Auch für Mittelständler interessant

Eine Garantie zur Rettung eines Unternehmens ist das Schutzschirmverfahren gleichwohl nicht. Der Gravenbrucher Kreis, eine Vereinigung führender Insolvenzverwalter in Deutschland, betrachtet das Schutzschirmverfahren gerade in der aktuellen Krise als richtiges Instrument.
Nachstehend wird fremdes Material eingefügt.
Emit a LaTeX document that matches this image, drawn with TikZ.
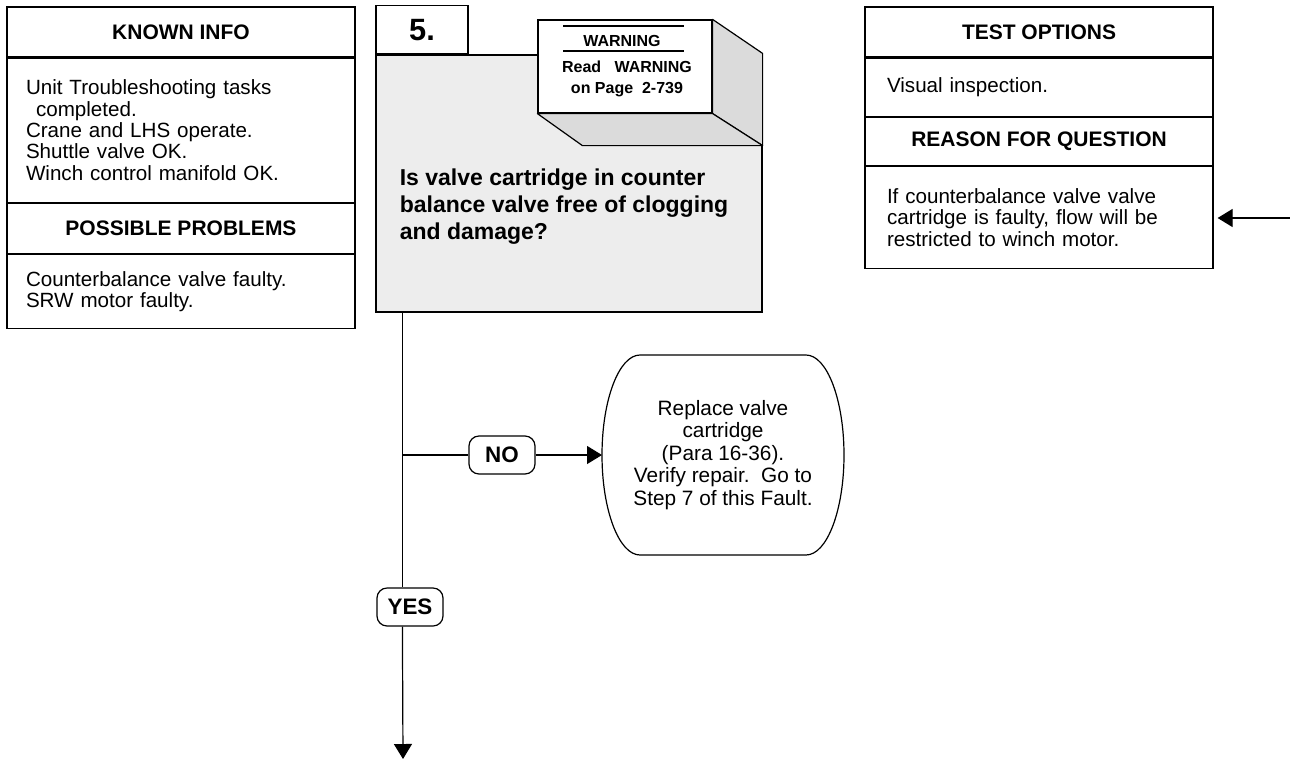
\documentclass[tikz,border=0pt]{standalone}
\usepackage{fontspec}
\setmainfont{Liberation Sans}
\usetikzlibrary{arrows.meta,positioning,calc}
\tikzset{main base/.style={draw,line width=0.6pt}, }
\tikzset{panel head/.style={rectangle,main base,minimum width=174pt,minimum height=25pt,
    inner sep=0pt,font=\fontsize{10.5}{12}\selectfont\bfseries}, }
\tikzset{panel body/.style={rectangle,main base,minimum width=174pt,text width=155pt,
    inner xsep=9.5pt,inner ysep=0pt,align=left,font=\fontsize{10.3}{10.7}\selectfont}, }
\tikzset{stepbox/.style={rectangle,main base,fill=black!7,minimum width=193pt,minimum height=128.5pt}, }
\tikzset{numbox/.style={rectangle,main base,fill=white,minimum width=46pt,minimum height=24pt,
    inner sep=0pt,font=\fontsize{15.4}{16}\selectfont\bfseries}, }
\tikzset{question/.style={inner sep=0pt,align=left,font=\fontsize{11.5}{13.5}\selectfont\bfseries}, }
\tikzset{warnbox/.style={rectangle,main base,fill=white,minimum width=87pt,minimum height=46.5pt}, }
\tikzset{warntext/.style={inner sep=0pt,align=center,font=\fontsize{8}{10.5}\selectfont\bfseries}, }
\tikzset{face/.style={main base,fill=black!14,line join=round}, }
\tikzset{
  action/.style={ % flat top and bottom, half-elliptic sides
    rectangle,outer sep=0pt,inner sep=0pt,
    minimum width=121pt,minimum height=100pt,align=center,
    font=\fontsize{10.4}{11.3}\selectfont,
    append after command={
      \pgfextra{
        \draw[main base]
        ($(\tikzlastnode.north west)+(19pt,0pt)$)--
        ($(\tikzlastnode.north east)-(19pt,0pt)$)
        arc[start angle=90,end angle=-90,x radius=19pt,y radius=50pt]--
        ($(\tikzlastnode.south west)+(19pt,0pt)$)
        arc[start angle=270,end angle=90,x radius=19pt,y radius=50pt]--cycle;
      }
    }
  },
}
\tikzset{lbl/.style={rectangle,rounded corners=5pt,main base,minimum width=33pt,minimum height=19pt,
    inner sep=0pt,font=\fontsize{11.2}{12}\selectfont\bfseries}, }
\tikzset{linea/.style={-{Triangle[length=7.5pt,width=9pt]},main base}}

\begin{document}
\begin{tikzpicture}[x=0.5pt,y=-0.5pt,node distance=0pt]
  \useasboundingbox (0,0) rectangle (1290,761);
  % known info and possible problems
  \node[panel head] (known) at (181,32) {KNOWN INFO};
  \node[panel body,minimum height=72pt] (knownbody) [below=of known]
    {Unit Troubleshooting tasks\\\hspace*{5pt}completed.\\Crane and LHS operate.\\Shuttle valve OK.\\Winch control manifold OK.};
  \node[panel head] (probs) [below=of knownbody] {POSSIBLE PROBLEMS};
  \node[panel body,minimum height=37pt] (probsbody) [below=of probs]
    {Counterbalance valve faulty.\\SRW motor faulty.};
  % test options and reason
  \node[panel head] (tests) at (1039,32) {TEST OPTIONS};
  \node[panel body,minimum height=29pt,text width=152pt,inner xsep=11pt] (testsbody) [below=of tests]
    {Visual inspection.};
  \node[panel head,minimum height=24pt] (reason) [below=of testsbody] {REASON FOR QUESTION};
  \node[panel body,minimum height=51pt,text width=152pt,inner xsep=11pt] (reasonbody) [below=of reason]
    {If counterbalance valve valve\\cartridge is faulty, flow will be\\restricted to winch motor.};
  % the step
  \node[stepbox] (q) at (569,183.5) {};
  \node[numbox] (num) [above right=0pt and 0pt of q.north west] {5.};
  \node[question,anchor=west] (qtext) at ($(q.west)+(24,23)$)
    {Is valve cartridge in counter\\balance valve free of clogging\\and damage?};
  % warning block
  \node[warnbox] (warn) at (625,66.5) {};
  \draw[face] (warn.north east) -- ++(50,34) -- ($(warn.south east)+(50,32)$) -- (warn.south east) -- cycle;
  \draw[face] (warn.south west) -- ++(45,32) -- ($(warn.south east)+(50,32)$) -- (warn.south east) -- cycle;
  \draw[line width=1pt] ($(warn.north)+(-62,7)$) -- ++(121,0);
  \draw[line width=1pt] ($(warn.north)+(-62,32)$) -- ++(121,0);
  \node[warntext] (warnhead) at ($(warn.north)+(-3,22)$) {WARNING};
  \node[warntext] (warnref) at ($(warn.north)+(2,59.5)$) {Read\ \ \ WARNING\\on Page\ \ 2-739};
  % answers
  \node[action] (fix) at (723,455)
    {Replace valve\\cartridge\\(Para 16-36).\hspace*{6pt}\\Verify repair.\ \ Go to\\Step 7 of this Fault.};
  \node[lbl] (no) at (502,455) {NO};
  \node[lbl] (yes) at (410,607) {YES};
  \coordinate (stem) at ($(q.south west)+(27,0)$);
  \coordinate (split) at (stem |- no);
  \coordinate (outlet) at (403,759);
  \coordinate (incoming) at (1290,218);
  \draw[main base] (stem) -- (stem |- yes.north);
  \draw[linea] (stem |- yes.south) -- (outlet);
  \draw[main base] (split) -- (no);
  \foreach \x/\y in {no/fix}
    \draw[linea] (\x) -- (\y);
  \draw[linea,shorten >=2pt] (incoming) -- (incoming -| reasonbody.east);
\end{tikzpicture}
\end{document}
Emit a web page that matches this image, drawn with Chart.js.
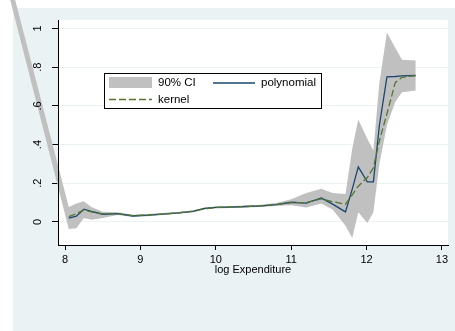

Er fordert, die Zahlung des Insolvenzgeldes auf sechs Monate zu verdoppeln und sämtliche Altschulden einzufrieren.

Lucas Flöther, Sprecher des Kreises und aktuell Sachwalter im Schutzschirmverfahren von Condor, sieht erhebliche Vorteile. „Ein Schutzschirmverfahren gibt den Unternehmen Werkzeuge in die Hand, die sonst aus gutem Grund nur Insolvenzverwalter haben, das sind aus Sicht der Gläubiger oft Folterwerkzeuge“, sagt er gegenüber dem Informationsdienst „Airliners“.

Schutzschirmverfahren sind nach Ansicht von Experten nicht nur für Großunternehmen interessant, sondern auch für Mittelständler. Mit dem Schutzschirm könne man durch die Coronakrise kommen und die Produktion langfristig an die veränderten Gegebenheiten anpassen.